Marpac Marsona TSC-330 White Noise Sound Machine

ohhh i should add i bought one for my nieces room when they were babies, best purchase ever...turn that on, and those babies slept through everything, even storms and one of my nieces is a total freak about storms...so....


----------



## Tracyarts (Aug 29, 2007)

We have both a white noise machine and a sound machine.

For some reason, the white noise machine is anything but restful to me. But when we first got married, Dear Husband was a day-sleeper because of his night job and it was essential to help him get enough rest.

We have an alarm clock with a built in sound machine, and we use the sound machine now. I really like having it on a low volume just for background noise, not to cancel any other noise out. I lived all my life inside the city, and I do mean INSIDE the city. Now that we live in surburbia, it is too flipping quiet at night! So I turn on the sound machine to either rain or stream. The water sounds are really soothing and enough noise to fill in that place in my brain that is used to background noise.

Tracy


----------



## Jane (Aug 29, 2007)

If I used a machine with water sounds, I would be up at least once an hour going to the bathroom.


----------



## love dubh (Aug 29, 2007)

My cousin had a sound machine whose one sound was heartbeat.

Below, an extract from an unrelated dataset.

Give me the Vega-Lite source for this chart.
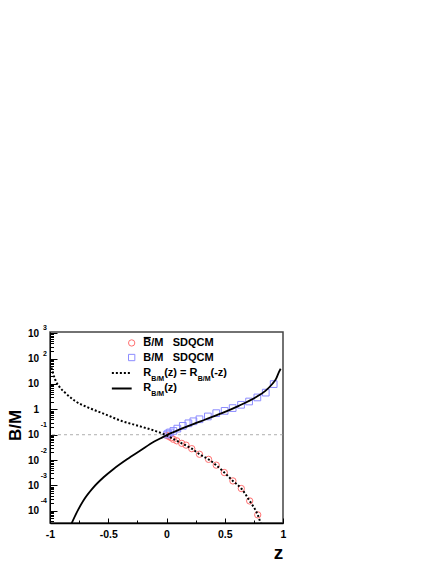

"IT WAS THE BEATING OF THE HIDEOUS HEAAAAAAART!"

TTH, anyone?


----------



## Jane (Aug 30, 2007)

love dubh said:


> My cousin had a sound machine whose one sound was heartbeat.
> 
> 
> "IT WAS THE BEATING OF THE HIDEOUS HEAAAAAAART!"
> ...



"Nevermore!!"


----------



## SocialbFly (Sep 2, 2007)

They use that one a lot with new born babies to simulate them still being in the uterus close to the mommy's heart beat...they even have teddy bears that do that, now that kinda creeps me out...


----------



## mpls_girl26 (Sep 6, 2007)

I live in the city so my noise is cars, buses, firetrucks and airplanes. Oh....don't forget the loud and obnoxious neighbors around me! When my niece was up here with me this summer I turned on my window a/c unit and fan on to block out the noise which helped her. Otherwise she was up ALL the time asking me what a noise was....lol. 

This all reminds me too of that Sex and the City episode where Carrie is staying the night at Burger's house with the sound machine. Am I the only addict here for that show?


----------



## SocialbFly (Sep 6, 2007)

I love love love sex and the city...i had hbo on demand in florida and caught up on all the episodes i missed...cant decide who i am most like, so i choose a combo of three, just not Charlotte...too cute and too uptight 
(sorry Ash for derailing your thread with this...lol)


----------